Shortly after the attack in Split, a smaller masked group gathered outside the Serbian Cultural Center in Zagreb during an exhibition of Dejan Medaković art collection, singing nationalist songs. Zagreb Mayor Tomislav Tomašević strongly condemned the celebration of the collaborationist Independent State of Croatia and the threatening behaviour emphasizing that Zagreb and Croatia are founded on the Constitution and the rule of law.

As part of the series of tensions following the Days of Serbian Culture events in Split and Zagreb, a right-wing protester gathered in Rijeka outside the Centar Zamet during the Balkan Karate Championship, where the Serbian national team was participating. The Croatian Ombudsperson for Children, Helenca Pirnat Dragičević, expressed concern about the rise of intolerance, hostility, and hate narratives affecting children.

Following the incidents in Split, Zagreb and Rijeka tensions continued in Vukovar over the planned opening of the photography exhibition Serbian Women related to World War I in Serbia, organized by the Serbian Cultural Center Vukovar, the Joint Council of Municipalities and the Consulate General of the Republic of Serbia in Vukovar.
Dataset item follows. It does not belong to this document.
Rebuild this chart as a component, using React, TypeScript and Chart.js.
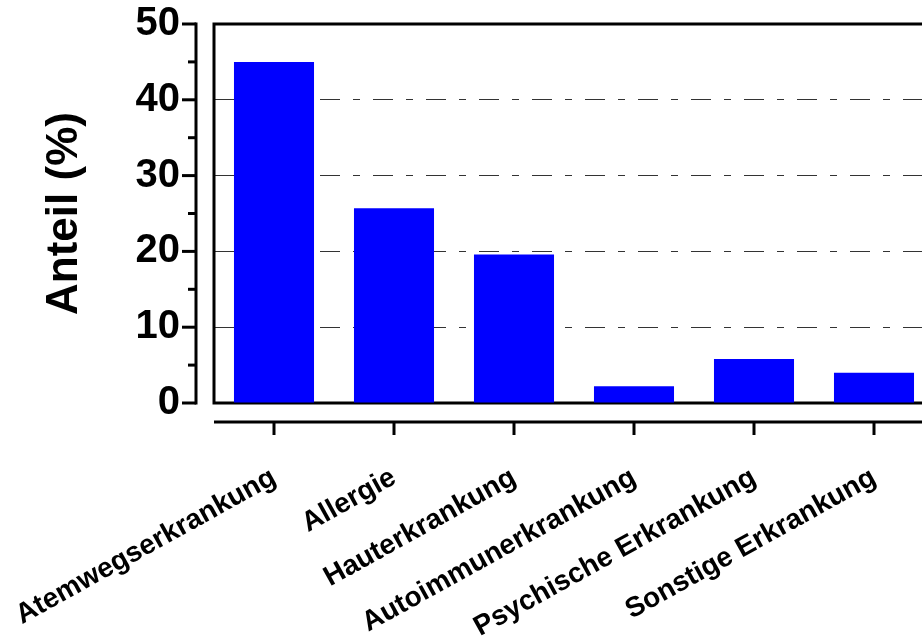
import React, { useEffect, useRef } from 'react';
import { Chart, registerables } from 'chart.js';
Chart.register(...registerables);

const categories = [
  'Atemwegserkrankung',
  'Allergie',
  'Hauterkrankung',
  'Autoimmunerkrankung',
  'Psychische Erkrankung',
  'Sonstige Erkrankung',
];
const values = [45, 25.7, 19.6, 2.2, 5.8, 4.0];
const yMajorTicks = [0, 10, 20, 30, 40, 50];
const yMinorTicks = [5, 15, 25, 35, 45];
const yTitle = 'Anteil (%)';

export default function App() {
  const ref = useRef<HTMLCanvasElement>(null);
  useEffect(() => {
    document.body.style.margin = '0';
    const framePlugin = {
      id: 'frame',
      beforeDatasetsDraw(chart: any) {
        const { ctx, chartArea: a, scales } = chart;
        const y = scales.y;
        const x = scales.x;
        ctx.save();
        ctx.strokeStyle = '#000';
        ctx.lineWidth = 3;
        ctx.lineJoin = 'miter';
        ctx.lineCap = 'butt';
        // plot frame
        ctx.beginPath();
        ctx.moveTo(a.right + 6, a.top);
        ctx.lineTo(a.left, a.top);
        ctx.lineTo(a.left, a.bottom);
        ctx.lineTo(a.right + 6, a.bottom);
        ctx.stroke();
        // y axis line
        const ax = a.left - 18;
        const yTop = y.getPixelForValue(yMajorTicks[yMajorTicks.length - 1]);
        const yBot = y.getPixelForValue(yMajorTicks[0]);
        ctx.beginPath();
        ctx.moveTo(ax, yTop - 1.5);
        ctx.lineTo(ax, yBot + 1.5);
        ctx.stroke();
        for (const v of yMajorTicks) {
          const py = y.getPixelForValue(v);
          ctx.beginPath();
          ctx.moveTo(ax - 14, py);
          ctx.lineTo(ax, py);
          ctx.stroke();
        }
        for (const v of yMinorTicks) {
          const py = y.getPixelForValue(v);
          ctx.beginPath();
          ctx.moveTo(ax - 8, py);
          ctx.lineTo(ax, py);
          ctx.stroke();
        }
        // x axis line
        const xy = a.bottom + 19;
        ctx.beginPath();
        ctx.moveTo(a.left, xy);
        ctx.lineTo(a.right + 6, xy);
        ctx.stroke();
        for (let i = 0; i < categories.length; i++) {
          const px = x.getPixelForTick(i);
          ctx.beginPath();
          ctx.moveTo(px, xy);
          ctx.lineTo(px, xy + 13);
          ctx.stroke();
        }
        ctx.restore();
      },
    };

    const chart = new Chart(ref.current!, {
      type: 'bar',
      data: {
        labels: categories,
        datasets: [
          {
            data: values,
            backgroundColor: '#0000ff',
            borderWidth: 0,
            barPercentage: 0.667,
            categoryPercentage: 1,
          },
        ],
      },
      options: {
        animation: false,
        responsive: false,
        layout: { padding: { top: 24, right: 6, bottom: 0, left: 0 } },
        plugins: { legend: { display: false }, tooltip: { enabled: false } },
        scales: {
          x: {
            grid: { display: false, drawTicks: false },
            border: { display: false },
            ticks: {
              autoSkip: false,
              minRotation: 29,
              maxRotation: 29,
              padding: 58,
              color: '#000',
              font: { family: 'Liberation Sans', weight: 'bold', size: 28 },
            },
            afterFit: (s: any) => {
              s.height = 238;
              s.paddingLeft = 0;
              s.paddingRight = 0;
              s.paddingTop = 0;
              s.paddingBottom = 0;
            },
          },
          y: {
            min: 0,
            max: 50,
            ticks: {
              stepSize: 10,
              padding: 34,
              color: '#000',
              font: { family: 'Liberation Sans', weight: 'bold', size: 40 },
            },
            grid: {
              drawTicks: false,
              lineWidth: 1,
              color: (c: any) =>
                c.tick && (c.tick.value === 0 || c.tick.value === 50) ? 'rgba(0,0,0,0)' : '#333',
            },
            border: { display: false, dash: [20, 13, 7, 13] },
            title: {
              display: true,
              text: yTitle,
              color: '#000',
              padding: { top: 38, bottom: 0 },
              font: { family: 'Liberation Sans', weight: 'bold', size: 44 },
            },
            afterFit: (s: any) => {
              s.width = 214;
              s.paddingLeft = 0;
              s.paddingRight = 0;
              s.paddingTop = 0;
              s.paddingBottom = 0;
            },
          },
        },
      },
      plugins: [framePlugin],
    });
    return () => chart.destroy();
  }, []);

  return (
    <div style={{ width: 922, height: 641, overflow: 'hidden', position: 'relative', background: '#fff' }}>
      <canvas ref={ref} width={940} height={641} style={{ display: 'block' }} />
    </div>
  );
}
The exhibition was scheduled to open on 11 November 2025. Vukovar Mayor Marijan Pavliček of Croatian Sovereignists party requested that the exhibition be postponed, citing the city's annual commemoration of the 1991 Battle of Vukovar. The Joint Council of Municipalities stated that it had not received an official request to postpone the exhibition and invited the mayor to communicate through official channels. Croatian Minister of Culture and Media Nina Obuljen Koržinek supported mayor's view, calling the timing of the exhibition “inappropriate”. The Serbian Ministry of Culture condemned the postponement initiative, describing it as part of a “burden of revisionism” and claiming that expressions of Serbian culture were being systematically suppressed in Croatia. On 11 November 2025, Dejan Drakulić, President of the Joint Council of Municipalities, announced that the exhibition Srpkinja would open in December. The decision was made in coordination with the author and all participating organisations.